» DATA SHOWN
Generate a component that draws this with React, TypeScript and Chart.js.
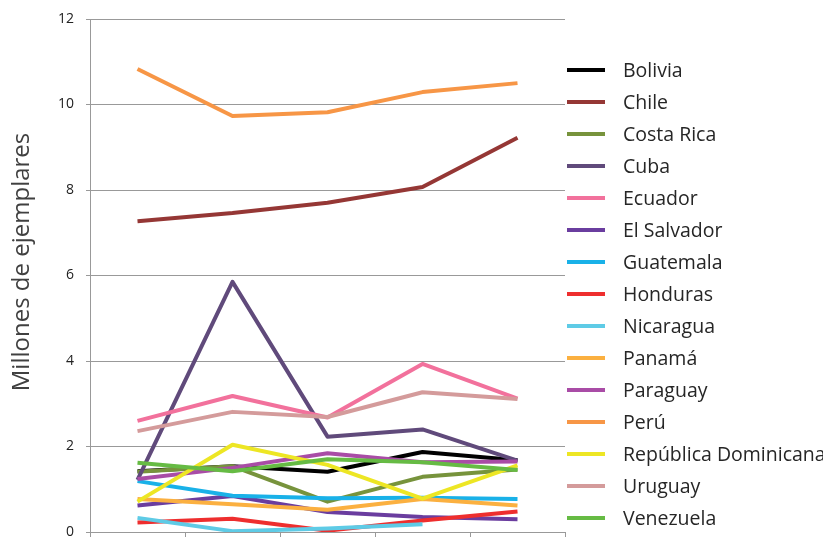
import React, { useEffect, useRef } from "react";
import { Chart, registerables } from "chart.js";

Chart.register(...registerables);

const categories = ["1", "2", "3", "4", "5"];

const countries = [
  "Bolivia",
  "Chile",
  "Costa Rica",
  "Cuba",
  "Ecuador",
  "El Salvador",
  "Guatemala",
  "Honduras",
  "Nicaragua",
  "Panamá",
  "Paraguay",
  "Perú",
  "República Dominicana",
  "Uruguay",
  "Venezuela",
];

const bolivia = [1.42, 1.54, 1.41, 1.87, 1.68];
const chile = [7.27, 7.46, 7.7, 8.07, 9.22];
const costaRica = [1.41, 1.54, 0.71, 1.29, 1.46];
const cuba = [1.22, 5.85, 2.23, 2.4, 1.67];
const ecuador = [2.6, 3.18, 2.68, 3.93, 3.12];
const elSalvador = [0.62, 0.84, 0.47, 0.35, 0.3];
const guatemala = [1.19, 0.85, 0.79, 0.8, 0.77];
const honduras = [0.22, 0.31, 0.03, 0.27, 0.48];
const nicaragua = [0.33, 0.02, 0.08, 0.18, null];
const panama = [0.77, 0.65, 0.52, 0.77, 0.62];
const paraguay = [1.24, 1.5, 1.84, 1.63, 1.65];
const peru = [10.83, 9.73, 9.82, 10.29, 10.5];
const repDominicana = [0.71, 2.04, 1.57, 0.78, 1.56];
const uruguay = [2.36, 2.81, 2.69, 3.27, 3.11];
const venezuela = [1.62, 1.42, 1.7, 1.63, 1.45];

const seriesValues = [
  bolivia,
  chile,
  costaRica,
  cuba,
  ecuador,
  elSalvador,
  guatemala,
  honduras,
  nicaragua,
  panama,
  paraguay,
  peru,
  repDominicana,
  uruguay,
  venezuela,
];

const colors = [
  "#000000",
  "#953735",
  "#77933c",
  "#604a7b",
  "#f2719c",
  "#6a3d9f",
  "#19b1e8",
  "#ee2e2e",
  "#5ecbe6",
  "#fbb040",
  "#a94ca6",
  "#f79646",
  "#ede624",
  "#d49b9b",
  "#66bb44",
];

const yTicks = [0, 2, 4, 6, 8, 10, 12];
const yTitle = "Millones de ejemplares";

const FONT = '"Open Sans", "DejaVu Sans", sans-serif';

const sideLegend = {
  id: "sideLegend",
  afterDraw(chart: any) {
    const { ctx, chartArea } = chart;
    ctx.save();
    chart.data.datasets.forEach((ds: any, i: number) => {
      const y = 70 + i * 32;
      ctx.strokeStyle = ds.borderColor;
      ctx.lineWidth = 4;
      ctx.lineCap = "butt";
      ctx.beginPath();
      ctx.moveTo(chartArea.right + 2, y);
      ctx.lineTo(chartArea.right + 40, y);
      ctx.stroke();
      ctx.fillStyle = "#262626";
      ctx.font = `19.5px ${FONT}`;
      ctx.textBaseline = "middle";
      ctx.textAlign = "left";
      ctx.fillText(ds.label, chartArea.right + 58, y + 1);
    });
    // y axis title
    ctx.translate(22, 262);
    ctx.rotate(-Math.PI / 2);
    ctx.fillStyle = "#404040";
    ctx.font = `24px ${FONT}`;
    ctx.textAlign = "center";
    ctx.textBaseline = "middle";
    ctx.fillText(yTitle, 0, 0);
    ctx.restore();
  },
};

export default function App() {
  const ref = useRef<HTMLCanvasElement | null>(null);

  useEffect(() => {
    document.body.style.margin = "0";
    document.body.style.overflow = "hidden";
    if (!ref.current) return;
    const chart = new Chart(ref.current, {
      type: "line",
      data: {
        labels: categories,
        datasets: countries.map((name, i) => ({
          label: name,
          data: seriesValues[i],
          borderColor: colors[i],
          backgroundColor: colors[i],
          borderWidth: 4,
          pointRadius: 0,
          tension: 0,
          spanGaps: false,
          borderJoinStyle: "round" as const,
          order: countries.length - i,
        })),
      },
      options: {
        animation: false,
        responsive: true,
        maintainAspectRatio: false,
        layout: { padding: { top: 19, right: 258, bottom: 0, left: 0 } },
        plugins: {
          legend: { display: false },
          tooltip: { enabled: false },
        },
        scales: {
          x: {
            offset: true,
            afterFit(scale: any) {
              scale.height = 5;
              scale.paddingLeft = 0;
              scale.paddingRight = 0;
            },
            grid: {
              offset: true,
              drawOnChartArea: false,
              drawTicks: true,
              tickLength: 5,
              color: "#999999",
            },
            border: { color: "#999999" },
            ticks: { display: false },
          },
          y: {
            min: 0,
            max: 12,
            afterFit(scale: any) {
              scale.width = 90;
              scale.paddingTop = 0;
              scale.paddingBottom = 0;
            },
            afterBuildTicks(scale: any) {
              scale.ticks = yTicks.map((v) => ({ value: v }));
            },
            grid: { color: "#999999", tickLength: 4 },
            border: { color: "#999999" },
            ticks: {
              padding: 12,
              color: "#222222",
              font: { family: FONT, size: 14 },
            },
          },
        },
      },
      plugins: [sideLegend],
    });
    return () => chart.destroy();
  }, []);

  return (
    <div style={{ width: 823, height: 537, position: "relative" }}>
      <canvas ref={ref} />
    </div>
  );
}
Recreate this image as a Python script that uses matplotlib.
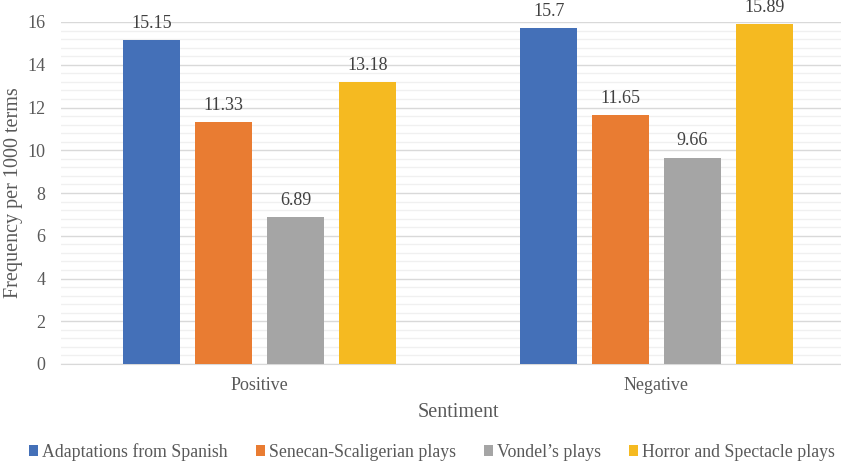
import numpy as np
import matplotlib.pyplot as plt
from matplotlib.ticker import MultipleLocator

plt.rcParams['font.family'] = ['Liberation Serif', 'DejaVu Serif']

sentiments = ['Positive', 'Negative']
series_names = ['Adaptations from Spanish', 'Senecan-Scaligerian plays',
                "Vondel\u2019s plays", 'Horror and Spectacle plays']
spanish = [15.15, 15.7]
senecan = [11.33, 11.65]
vondel = [6.89, 9.66]
horror = [13.18, 15.89]
colors = ['#4470B8', '#E97C32', '#A5A5A5', '#F5BA21']

txt = '#595959'
W, H = 841, 463
fig = plt.figure(figsize=(W / 100, H / 100), dpi=100)
# plot area runs a little past the right edge of the figure
ax = fig.add_axes([61 / W, 1 - 364 / H, 794 / W, 342 / H])

x = np.arange(len(sentiments))
width = 0.145
step = 0.181
for i, (vals, name, c) in enumerate(zip([spanish, senecan, vondel, horror], series_names, colors)):
    pos = x + (i - 1.5) * step
    ax.bar(pos, vals, width, color=c, label=name, zorder=3)
    for px, v in zip(pos, vals):
        ax.text(px, v + 0.38, f'{v:g}', ha='center', va='bottom', fontsize=13,
                color='#404040', clip_on=False)

ax.set_xlim(-0.5, 1.5)
ax.set_ylim(0, 16)
ax.yaxis.set_major_locator(MultipleLocator(2))
ax.yaxis.set_minor_locator(MultipleLocator(0.4))
ax.grid(axis='y', which='major', color='#D9D9D9', lw=1.0, zorder=0)
ax.grid(axis='y', which='minor', color='#F0F0F0', lw=1.0, zorder=0)
for s in ['top', 'right', 'left']:
    ax.spines[s].set_visible(False)
ax.spines['bottom'].set_color('#D9D9D9')
ax.tick_params(axis='both', which='both', length=0, colors=txt, labelsize=13)
ax.tick_params(axis='y', pad=11)
ax.tick_params(axis='x', pad=9)
ax.set_xticks(x)
ax.set_xticklabels(sentiments)
ax.set_xlabel('Sentiment', fontsize=14.5, color=txt, labelpad=7)
ax.set_ylabel('Frequency per 1000 terms', fontsize=14.5, color=txt, labelpad=3)

fig.legend(loc='center', bbox_to_anchor=(432 / W, 1 - 452 / H),
           ncol=4, frameon=False, fontsize=12.8, handlelength=0.5, handleheight=0.55,
           handletextpad=0.22, columnspacing=1.6, labelcolor=txt)

fig.savefig('out.png', dpi=100)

» GIVEN EXERCISE
Skip every picture and transcribe the data above exactly.

» THE RESULT
Generate a component that draws this with React, TypeScript and Chart.js.
import React, { useEffect, useRef } from "react";
import { Chart, registerables } from "chart.js";

Chart.register(...registerables);

const categories = ["1", "2", "3", "4", "5"];

const countries = [
  "Bolivia",
  "Chile",
  "Costa Rica",
  "Cuba",
  "Ecuador",
  "El Salvador",
  "Guatemala",
  "Honduras",
  "Nicaragua",
  "Panamá",
  "Paraguay",
  "Perú",
  "República Dominicana",
  "Uruguay",
  "Venezuela",
];

const bolivia = [1.42, 1.54, 1.41, 1.87, 1.68];
const chile = [7.27, 7.46, 7.7, 8.07, 9.22];
const costaRica = [1.41, 1.54, 0.71, 1.29, 1.46];
const cuba = [1.22, 5.85, 2.23, 2.4, 1.67];
const ecuador = [2.6, 3.18, 2.68, 3.93, 3.12];
const elSalvador = [0.62, 0.84, 0.47, 0.35, 0.3];
const guatemala = [1.19, 0.85, 0.79, 0.8, 0.77];
const honduras = [0.22, 0.31, 0.03, 0.27, 0.48];
const nicaragua = [0.33, 0.02, 0.08, 0.18, null];
const panama = [0.77, 0.65, 0.52, 0.77, 0.62];
const paraguay = [1.24, 1.5, 1.84, 1.63, 1.65];
const peru = [10.83, 9.73, 9.82, 10.29, 10.5];
const repDominicana = [0.71, 2.04, 1.57, 0.78, 1.56];
const uruguay = [2.36, 2.81, 2.69, 3.27, 3.11];
const venezuela = [1.62, 1.42, 1.7, 1.63, 1.45];

const seriesValues = [
  bolivia,
  chile,
  costaRica,
  cuba,
  ecuador,
  elSalvador,
  guatemala,
  honduras,
  nicaragua,
  panama,
  paraguay,
  peru,
  repDominicana,
  uruguay,
  venezuela,
];

const colors = [
  "#000000",
  "#953735",
  "#77933c",
  "#604a7b",
  "#f2719c",
  "#6a3d9f",
  "#19b1e8",
  "#ee2e2e",
  "#5ecbe6",
  "#fbb040",
  "#a94ca6",
  "#f79646",
  "#ede624",
  "#d49b9b",
  "#66bb44",
];

const yTicks = [0, 2, 4, 6, 8, 10, 12];
const yTitle = "Millones de ejemplares";

const FONT = '"Open Sans", "DejaVu Sans", sans-serif';

const sideLegend = {
  id: "sideLegend",
  afterDraw(chart: any) {
    const { ctx, chartArea } = chart;
    ctx.save();
    chart.data.datasets.forEach((ds: any, i: number) => {
      const y = 70 + i * 32;
      ctx.strokeStyle = ds.borderColor;
      ctx.lineWidth = 4;
      ctx.lineCap = "butt";
      ctx.beginPath();
      ctx.moveTo(chartArea.right + 2, y);
      ctx.lineTo(chartArea.right + 40, y);
      ctx.stroke();
      ctx.fillStyle = "#262626";
      ctx.font = `19.5px ${FONT}`;
      ctx.textBaseline = "middle";
      ctx.textAlign = "left";
      ctx.fillText(ds.label, chartArea.right + 58, y + 1);
    });
    // y axis title
    ctx.translate(22, 262);
    ctx.rotate(-Math.PI / 2);
    ctx.fillStyle = "#404040";
    ctx.font = `24px ${FONT}`;
    ctx.textAlign = "center";
    ctx.textBaseline = "middle";
    ctx.fillText(yTitle, 0, 0);
    ctx.restore();
  },
};

export default function App() {
  const ref = useRef<HTMLCanvasElement | null>(null);

  useEffect(() => {
    document.body.style.margin = "0";
    document.body.style.overflow = "hidden";
    if (!ref.current) return;
    const chart = new Chart(ref.current, {
      type: "line",
      data: {
        labels: categories,
        datasets: countries.map((name, i) => ({
          label: name,
          data: seriesValues[i],
          borderColor: colors[i],
          backgroundColor: colors[i],
          borderWidth: 4,
          pointRadius: 0,
          tension: 0,
          spanGaps: false,
          borderJoinStyle: "round" as const,
          order: countries.length - i,
        })),
      },
      options: {
        animation: false,
        responsive: true,
        maintainAspectRatio: false,
        layout: { padding: { top: 19, right: 258, bottom: 0, left: 0 } },
        plugins: {
          legend: { display: false },
          tooltip: { enabled: false },
        },
        scales: {
          x: {
            offset: true,
            afterFit(scale: any) {
              scale.height = 5;
              scale.paddingLeft = 0;
              scale.paddingRight = 0;
            },
            grid: {
              offset: true,
              drawOnChartArea: false,
              drawTicks: true,
              tickLength: 5,
              color: "#999999",
            },
            border: { color: "#999999" },
            ticks: { display: false },
          },
          y: {
            min: 0,
            max: 12,
            afterFit(scale: any) {
              scale.width = 90;
              scale.paddingTop = 0;
              scale.paddingBottom = 0;
            },
            afterBuildTicks(scale: any) {
              scale.ticks = yTicks.map((v) => ({ value: v }));
            },
            grid: { color: "#999999", tickLength: 4 },
            border: { color: "#999999" },
            ticks: {
              padding: 12,
              color: "#222222",
              font: { family: FONT, size: 14 },
            },
          },
        },
      },
      plugins: [sideLegend],
    });
    return () => chart.destroy();
  }, []);

  return (
    <div style={{ width: 823, height: 537, position: "relative" }}>
      <canvas ref={ref} />
    </div>
  );
}
Recreate this image as a Python script that uses matplotlib.
import numpy as np
import matplotlib.pyplot as plt
from matplotlib.ticker import MultipleLocator

plt.rcParams['font.family'] = ['Liberation Serif', 'DejaVu Serif']

sentiments = ['Positive', 'Negative']
series_names = ['Adaptations from Spanish', 'Senecan-Scaligerian plays',
                "Vondel\u2019s plays", 'Horror and Spectacle plays']
spanish = [15.15, 15.7]
senecan = [11.33, 11.65]
vondel = [6.89, 9.66]
horror = [13.18, 15.89]
colors = ['#4470B8', '#E97C32', '#A5A5A5', '#F5BA21']

txt = '#595959'
W, H = 841, 463
fig = plt.figure(figsize=(W / 100, H / 100), dpi=100)
# plot area runs a little past the right edge of the figure
ax = fig.add_axes([61 / W, 1 - 364 / H, 794 / W, 342 / H])

x = np.arange(len(sentiments))
width = 0.145
step = 0.181
for i, (vals, name, c) in enumerate(zip([spanish, senecan, vondel, horror], series_names, colors)):
    pos = x + (i - 1.5) * step
    ax.bar(pos, vals, width, color=c, label=name, zorder=3)
    for px, v in zip(pos, vals):
        ax.text(px, v + 0.38, f'{v:g}', ha='center', va='bottom', fontsize=13,
                color='#404040', clip_on=False)

ax.set_xlim(-0.5, 1.5)
ax.set_ylim(0, 16)
ax.yaxis.set_major_locator(MultipleLocator(2))
ax.yaxis.set_minor_locator(MultipleLocator(0.4))
ax.grid(axis='y', which='major', color='#D9D9D9', lw=1.0, zorder=0)
ax.grid(axis='y', which='minor', color='#F0F0F0', lw=1.0, zorder=0)
for s in ['top', 'right', 'left']:
    ax.spines[s].set_visible(False)
ax.spines['bottom'].set_color('#D9D9D9')
ax.tick_params(axis='both', which='both', length=0, colors=txt, labelsize=13)
ax.tick_params(axis='y', pad=11)
ax.tick_params(axis='x', pad=9)
ax.set_xticks(x)
ax.set_xticklabels(sentiments)
ax.set_xlabel('Sentiment', fontsize=14.5, color=txt, labelpad=7)
ax.set_ylabel('Frequency per 1000 terms', fontsize=14.5, color=txt, labelpad=3)

fig.legend(loc='center', bbox_to_anchor=(432 / W, 1 - 452 / H),
           ncol=4, frameon=False, fontsize=12.8, handlelength=0.5, handleheight=0.55,
           handletextpad=0.22, columnspacing=1.6, labelcolor=txt)

fig.savefig('out.png', dpi=100)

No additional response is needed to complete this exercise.